0%
Still working...

LOUISE ERDRICH

Larry McMurtry once opined that even the best authors eventually run out of steam and can no longer produce the quality of work they did in the past. Despite a multitude of examples to the contrary, let’s suppose the (Lonesome) Doveman is correct. If so, Louise Erdrich, one of the best novelists of our time defies the laws of nature. From her opening act (Antelope Wife, 1984) through such gems as The Last Report on the Miracles at Little No Horse to her latest The Sentence Erdrich has produced an unbroken string of literary winners. Her pages are filled with magic and miracles, yet remain firmly on terra firma. How she does that I’ll never ever know, but she does.

The Sentence first refers to a period of incarceration to which our protagonist “Tookie” is sentenced for a framed up drug-smuggling charge. She’s out before too long and afterwards goes back to running her little book store (Erdrich herself, as many of us know, runs one such herself). She marries the man who arrested her. The store becomes haunted by the ghost of a woman who was a former customer but refuses to go away quietly. Or at all, really. There’s a daughter, Hetta, from whom Tookie is estranged, though things get better when Hetta has a baby. She won’t reveal the father, but the relationship survives somehow.

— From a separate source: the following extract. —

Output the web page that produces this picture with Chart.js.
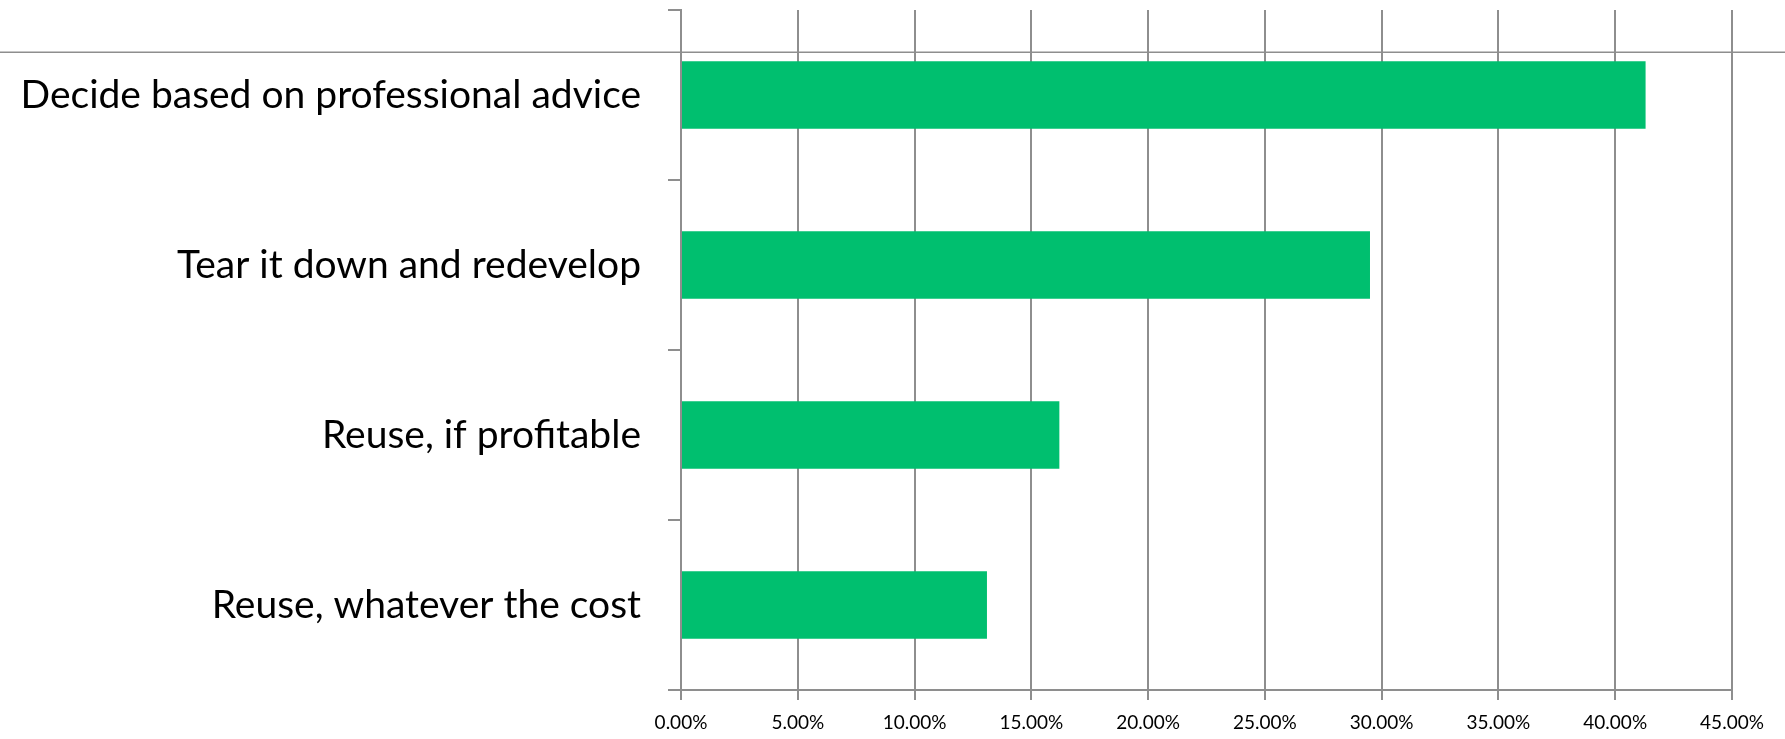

In the midst of all this is a character named Louise, another refugee from Erdrich’s life, perhaps, though there’s nothing overtly to suggest that about that that I could detect. There’s a church, a baptism, votive candles.There’s also a rugaroo, a wolf person who keeps coming back to life and who returns to certain places….”places where it hadn’t finished some wolf business.”

[See what I mean about making the paranormal appear absolutely normal when people speak about it so plainly and literally?] But then we make a leap. This from Tookie:

She (Flora, the ghost) died from reading a book.

‘People die from reading books, of course!’ Louise said sarcastically.

What I’m trying to say. . .’

‘Books aren’t meant to be safe. Sadly, or heroically, depending on the way you look at it, books do kill people.’

‘In places where books are forbidden of course. . .What I’m trying to say is that a certain sentence of the book–a written sentence, a very powerful sentence–killed Flora.’

Louise was silent. after a few moments she spoke.

‘I wish I could write a sentence like that.’

So, suddenly, the novel, instead of proceeding from a fairly inconsequential fictional pronouncement of incarceration–the ‘Sentence’ we thought we were reading about–we’re amazingly talking about the power of the written word itself. Halfway through the book, we’re spun into another dimension, smoothly and forcefully, before we even realize we were traveling.

And then it’s cremation. Except how do you cremate a ghost? You’ll have to ask Erdrich, and to ask her you have to read every sentence of The Sentence. Not at all an unpleasant thing to be sentenced to. Like every other work of hers, you’ll find these pages amusing, baffling, inspiring and magical.